Optimal control of singular Fourier multipliers by maximal operators

TL;DR

This paper establishes a method to control a wide class of singular Fourier multipliers using geometrically-defined maximal operators, with applications to oscillatory integrals, dispersive PDE, and higher-dimensional analysis.

Contribution

It introduces a novel approach to controlling singular Fourier multipliers via maximal operators involving fractional averages and extends the theory to higher dimensions.

Findings

Controlled broad class of singular Fourier multipliers.

Developed new maximal operators involving fractional averages.

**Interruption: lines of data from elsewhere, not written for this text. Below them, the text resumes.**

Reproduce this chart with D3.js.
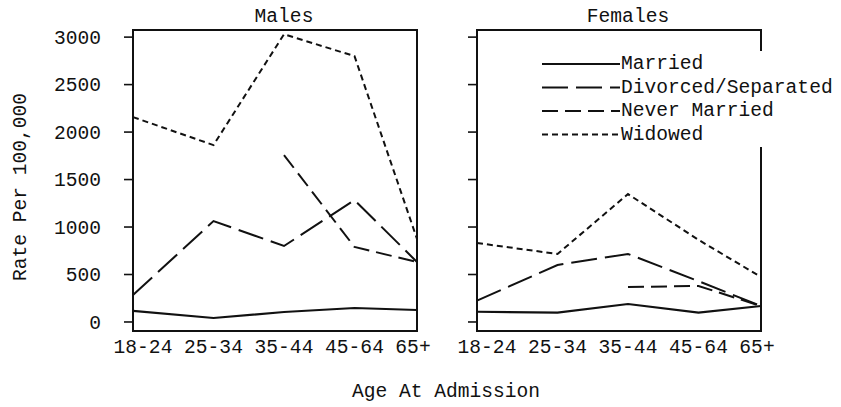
<!DOCTYPE html>
<html>
<head>
<meta charset="utf-8">
<script src="https://cdn.jsdelivr.net/npm/d3@7"></script>
<style>
  body { margin: 0; background: #fff; }
  text { font-family: "Liberation Mono", "DejaVu Sans Mono", monospace; font-size: 19.6px; fill: #111; }
</style>
</head>
<body>
<div id="chart"></div>
<script>
// Rates per 100,000 by age at admission and marital status

var ages = ["18-24", "25-34", "35-44", "45-64", "65+"];
var statuses = ["Married", "Divorced/Separated", "Never Married", "Widowed"];
var yTicks = [0, 500, 1000, 1500, 2000, 2500, 3000];

// Males
var maleMarried  = [116, 42, 105, 147, 126];
var maleDivorced = [284, 1063, 800, 1284, 632];
var maleNever    = [null, null, 1758, 790, 632];
var maleWidowed  = [2158, 1863, 3030, 2800, 875];

// Females
var femaleMarried  = [108, 98, 189, 98, 168];
var femaleDivorced = [224, 600, 716, 430, 168];
var femaleNever    = [null, null, 368, 379, 168];
var femaleWidowed  = [832, 716, 1347, 865, 474];

var panels = [
  {title: "Males",   x0: 133, series: [maleMarried, maleDivorced, maleNever, maleWidowed], labels: true},
  {title: "Females", x0: 477, series: [femaleMarried, femaleDivorced, femaleNever, femaleWidowed], labels: false}
];

var dashes = [null, "26,8", "16,7", "6,4"];

var width = 841, height = 407;
var plotTop = 30, plotBottom = 331;
var panelW = 284;

var svg = d3.select("#chart").append("svg")
    .attr("width", width)
    .attr("height", height);

var yScale = d3.scaleLinear()
    .domain([-95, 3075])
    .range([plotBottom, plotTop]);

panels.forEach(function(p) {
  var x0 = p.x0, x1 = p.x0 + panelW;
  var g = svg.append("g");

  // category positions (labels sit a bit to the right, ends snap to the frame)
  var xScale = d3.scalePoint()
      .domain(ages)
      .range([x0 + 10, x0 + 292]);

  function xLine(i) {
    if (i === 0) return x0;
    return Math.min(xScale(ages[i]), x1);
  }

  // frame
  g.append("rect")
    .attr("x", x0).attr("y", plotTop)
    .attr("width", panelW).attr("height", plotBottom - plotTop)
    .attr("fill", "none")
    .attr("stroke", "#111")
    .attr("stroke-width", 2);

  // y ticks
  g.selectAll(".ytick")
    .data(yTicks)
    .enter().append("line")
      .attr("x1", x0 - 9).attr("x2", x0)
      .attr("y1", function(d) { return yScale(d); })
      .attr("y2", function(d) { return yScale(d); })
      .attr("stroke", "#111")
      .attr("stroke-width", 1.6);

  if (p.labels) {
    g.selectAll(".ylab")
      .data(yTicks)
      .enter().append("text")
        .attr("x", 101)
        .attr("y", function(d) { return yScale(d); })
        .attr("dy", "0.35em")
        .attr("text-anchor", "end")
        .text(function(d) { return d; });
  }

  // x labels
  g.selectAll(".xlab")
    .data(ages)
    .enter().append("text")
      .attr("x", function(d) { return Math.min(xScale(d), x1 - 4); })
      .attr("y", 353)
      .attr("text-anchor", "middle")
      .text(function(d) { return d; });

  // panel title
  g.append("text")
    .attr("x", (xScale.range()[0] + xScale.range()[1]) / 2)
    .attr("y", 22)
    .attr("text-anchor", "middle")
    .text(p.title);

  var line = d3.line()
      .defined(function(d) { return d.v != null; })
      .x(function(d) { return xLine(d.i); })
      .y(function(d) { return yScale(d.v); });

  p.series.forEach(function(vals, k) {
    var pts = vals.map(function(v, i) { return {i: i, v: v}; });
    g.append("path")
      .datum(pts)
      .attr("d", line)
      .attr("fill", "none")
      .attr("stroke", "#111")
      .attr("stroke-width", k === 0 ? 2.2 : 2)
      .attr("stroke-dasharray", dashes[k]);
  });
});

// legend, sits over the Females frame
var legend = svg.append("g");
legend.append("rect")
  .attr("x", 536).attr("y", 51)
  .attr("width", 305).attr("height", 96)
  .attr("fill", "#fff");

statuses.forEach(function(s, i) {
  var ry = 63 + i * 23.5;
  legend.append("line")
    .attr("x1", 542).attr("x2", 620)
    .attr("y1", ry + 1).attr("y2", ry + 1)
    .attr("stroke", "#111")
    .attr("stroke-width", i === 0 ? 2.2 : 2)
    .attr("stroke-dasharray", dashes[i]);
  legend.append("text")
    .attr("x", 621)
    .attr("y", ry + 6)
    .text(s);
});

// axis titles
svg.append("text")
  .attr("transform", "translate(19,187) rotate(-90)")
  .attr("text-anchor", "middle")
  .attr("dy", "0.35em")
  .text("Rate Per 100,000");

svg.append("text")
  .attr("x", 446)
  .attr("y", 397)
  .attr("text-anchor", "middle")
  .text("Age At Admission");
</script>
</body>
</html>
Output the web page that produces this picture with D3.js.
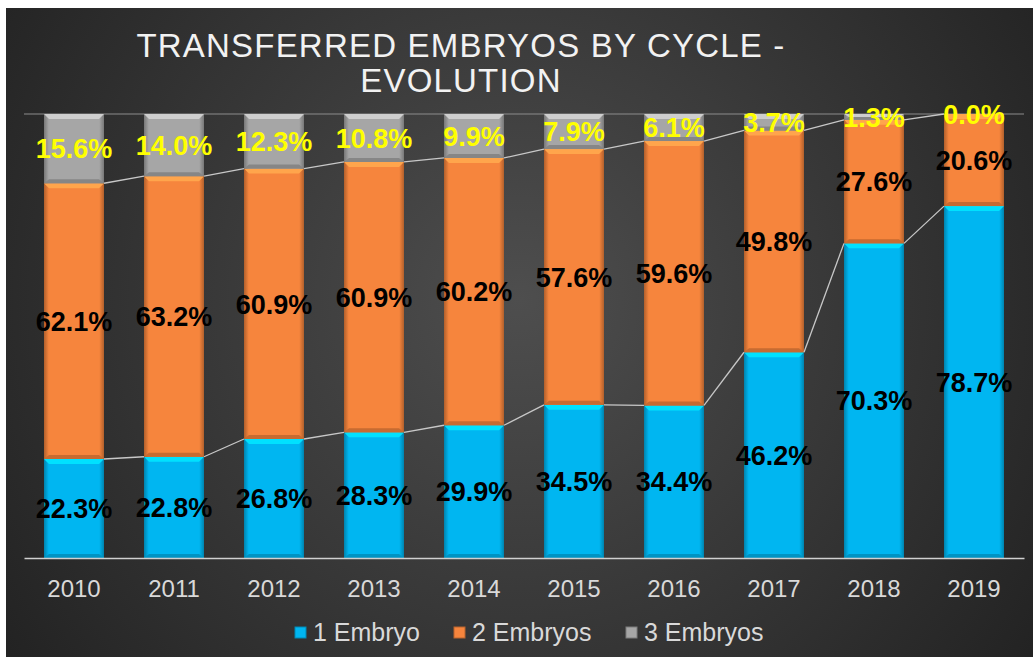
<!DOCTYPE html>
<html>
<head>
<meta charset="utf-8">
<script src="https://cdn.jsdelivr.net/npm/d3@7"></script>
<style>
body{margin:0;background:#fff;}
svg{display:block;font-family:"Liberation Sans",Arial,sans-serif;}
</style>
</head>
<body>
<script>
var svg_width=1033;
var svg_height=657;

var years=["2010","2011","2012","2013","2014","2015","2016","2017","2018","2019"];
var one_embryo=[22.3,22.8,26.8,28.3,29.9,34.5,34.4,46.2,70.3,78.7];
var two_embryos=[62.1,63.2,60.9,60.9,60.2,57.6,59.6,49.8,27.6,20.6];
var three_embryos=[15.6,14.0,12.3,10.8,9.9,7.9,6.1,3.7,1.3,0.0];
var series_names=["1 Embryo","2 Embryos","3 Embryos"];
var series_colors=["#00b6f1","#f6853d","#a6a6a6"];
var label_colors=["#000000","#000000","#ffff00"];

var rows=years.map(function(y,i){
    return {year:y,s0:one_embryo[i],s1:two_embryos[i],s2:three_embryos[i]};
});

var svg=d3.select("body")
    .append("svg")
    .attr("width",svg_width)
    .attr("height",svg_height);

var defs=svg.append("defs");

var bg=defs.append("radialGradient")
    .attr("id","bg")
    .attr("gradientUnits","userSpaceOnUse")
    .attr("cx",520).attr("cy",300).attr("r",620);
bg.append("stop").attr("offset","0%").attr("stop-color","#4e4e4e");
bg.append("stop").attr("offset","100%").attr("stop-color","#232323");

// horizontal shading for the bevelled bars
series_colors.forEach(function(c,i){
    var g=defs.append("linearGradient").attr("id","bar"+i)
        .attr("x1","0").attr("x2","1").attr("y1","0").attr("y2","0");
    var dark=d3.color(c).darker(0.9);
    g.append("stop").attr("offset","0%").attr("stop-color",dark);
    g.append("stop").attr("offset","8%").attr("stop-color",c);
    g.append("stop").attr("offset","92%").attr("stop-color",c);
    g.append("stop").attr("offset","100%").attr("stop-color",dark);
});

svg.append("rect")
    .attr("x",6).attr("y",8)
    .attr("width",svg_width-6).attr("height",svg_height-8)
    .attr("fill","url(#bg)");

// title
var title=svg.append("text")
    .attr("text-anchor","middle")
    .attr("fill","#f2f2f2")
    .attr("font-size","33px")
    .style("letter-spacing","1.2px");
title.append("tspan").attr("x",461).attr("y",57).text("TRANSFERRED EMBRYOS BY CYCLE -");
title.append("tspan").attr("x",461).attr("y",92).text("EVOLUTION");

var x=d3.scaleBand()
    .domain(years)
    .range([24,1024])
    .paddingInner(0.4)
    .paddingOuter(0.2);

var y=d3.scaleLinear()
    .domain([0,1])
    .range([558,114]);

var stack=d3.stack()
    .keys(["s0","s1","s2"])
    .offset(d3.stackOffsetExpand);
var layers=stack(rows);

// gridline at 100%
svg.append("line")
    .attr("x1",24).attr("x2",1024)
    .attr("y1",y(1)).attr("y2",y(1))
    .attr("stroke","#8c8c8c").attr("stroke-width",1);

var bw=x.bandwidth();

var groups=svg.selectAll("g.layer")
    .data(layers)
    .enter()
    .append("g")
    .attr("class","layer");

groups.each(function(layer,si){
    var g=d3.select(this);
    var col=series_colors[si];
    var segs=g.selectAll("g.seg")
        .data(layer.filter(function(d){return y(d[0])-y(d[1])>0.5;}))
        .enter().append("g");
    segs.append("rect")
        .attr("x",function(d){return x(d.data.year);})
        .attr("y",function(d){return y(d[1]);})
        .attr("width",bw)
        .attr("height",function(d){return y(d[0])-y(d[1]);})
        .attr("fill","url(#bar"+si+")");
    // top bevel highlight
    segs.append("path")
        .attr("d",function(d){
            var x0=x(d.data.year),y0=y(d[1]);
            var h=Math.min(5,(y(d[0])-y(d[1]))/2);
            return "M"+x0+","+y0+"L"+(x0+bw)+","+y0+"L"+(x0+bw-5)+","+(y0+h)+"L"+(x0+5)+","+(y0+h)+"Z";
        })
        .attr("fill",d3.color(col).brighter(0.6));
    // bottom shade
    segs.append("path")
        .attr("d",function(d){
            var x0=x(d.data.year),y1=y(d[0]);
            var h=Math.min(4,(y(d[0])-y(d[1]))/2);
            return "M"+x0+","+y1+"L"+(x0+bw)+","+y1+"L"+(x0+bw-5)+","+(y1-h)+"L"+(x0+5)+","+(y1-h)+"Z";
        })
        .attr("fill",d3.color(col).darker(0.6));
});

// series lines connecting segment tops
[0,1].forEach(function(si){
    var layer=layers[si];
    for(var i=0;i<layer.length-1;i++){
        svg.append("line")
            .attr("x1",x(years[i])+bw)
            .attr("y1",y(layer[i][1]))
            .attr("x2",x(years[i+1]))
            .attr("y2",y(layer[i+1][1]))
            .attr("stroke","#c8c8c8")
            .attr("stroke-width",1.3);
    }
});

// axis
var xAxis=d3.axisBottom(x).tickSize(0).tickPadding(22);
var ax=svg.append("g")
    .attr("transform","translate(0,558)")
    .call(xAxis);
ax.select(".domain").attr("stroke","#d0d0d0").attr("stroke-width",1.5);
ax.selectAll("text")
    .attr("fill","#d9d9d9")
    .style("font-size","24px")
    .style("font-family","'Liberation Sans',Arial,sans-serif");

// data labels
var vals=[one_embryo,two_embryos,three_embryos];
layers.forEach(function(layer,si){
    svg.append("g").selectAll("text")
        .data(layer)
        .enter()
        .append("text")
        .text(function(d,i){return vals[si][i].toFixed(1)+"%";})
        .attr("text-anchor","middle")
        .attr("x",function(d){return x(d.data.year)+bw/2;})
        .attr("y",function(d){return (y(d[0])+y(d[1]))/2;})
        .attr("dy","0.36em")
        .attr("font-size","27px")
        .attr("font-weight","bold")
        .attr("fill",label_colors[si]);
});

// legend
var legend_x=[295,454,626];
var lg=svg.append("g").selectAll("g")
    .data(series_names)
    .enter().append("g")
    .attr("transform",function(d,i){return "translate("+legend_x[i]+",632)";});
lg.append("rect")
    .attr("x",0).attr("y",-5)
    .attr("width",11).attr("height",11)
    .attr("fill",function(d,i){return series_colors[i];})
    .attr("stroke",function(d,i){return d3.color(series_colors[i]).darker(0.8);})
    .attr("stroke-width",1);
lg.append("text")
    .attr("x",18)
    .attr("dy","0.36em")
    .attr("fill","#d9d9d9")
    .attr("font-size","25px")
    .text(function(d){return d;});
</script>
</body>
</html>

Applied results to oscillatory integrals and dispersive PDEs.

Abstract

We control a broad class of singular (or "rough") Fourier multipliers by geometrically-defined maximal operators via general weighted $L^2(\mathbb{R})$ norm inequalities. The multipliers involved are related to those of Coifman--Rubio de Francia--Semmes, satisfying certain weak Marcinkiewicz-type conditions that permit highly oscillatory factors of the form $e^{i|\xi|^\alpha}$ for both $\alpha$ positive and negative. The maximal functions that arise are of some independent interest, involving fractional averages associated with tangential approach regions (related to those of Nagel and Stein), and more novel "improper fractional averages" associated with "escape" regions. Some applications are given to the theory of $L^p-L^q$ multipliers, oscillatory integrals and dispersive PDE, along with natural extensions to higher dimensions.